Recentrer les compétences des ABF

Votre groupe de travail constate en outre que les ABF examinent chaque année 400.000 dossiers. Or, certains de ceux-ci ne relèvent manifestement pas d'une procédure aussi lourde, à l'instar de certaines déclarations de travaux déposées dans le périmètre d'édifices classés. Il serait en conséquence souhaitable de limiter l'intervention de l'ABF aux seules questions importantes dans le périmètre des édifices classés et de lui permettre de consacrer davantage de temps aux opérations de fond telles que la création de ZPPAUP, en favorisant notamment le recours aux outils informatiques pour effectuer leur travail.

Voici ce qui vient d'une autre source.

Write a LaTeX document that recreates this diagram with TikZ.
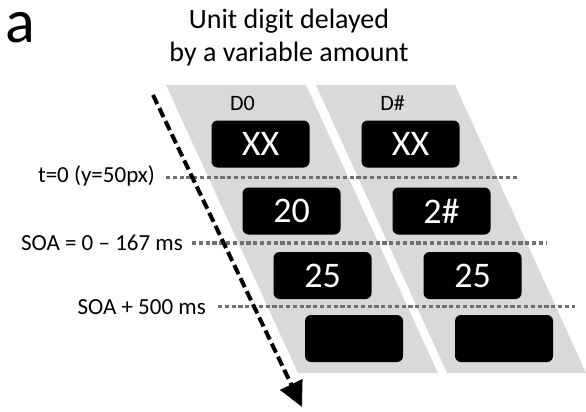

Votre groupe de travail estime enfin envisageable d'étendre les compétences des ABF aux zones en " danger urbanistique ". Alors que les ABF n'interviennent actuellement, pour l'essentiel, que dans des secteurs historiques ou classés, il serait très utile qu'ils donnent un avis simple sur les autorisations d'occupation du sol, notamment dans les quartiers en difficulté et les entrées de ville, qui souffrent, à l'évidence, d'un handicap esthétique.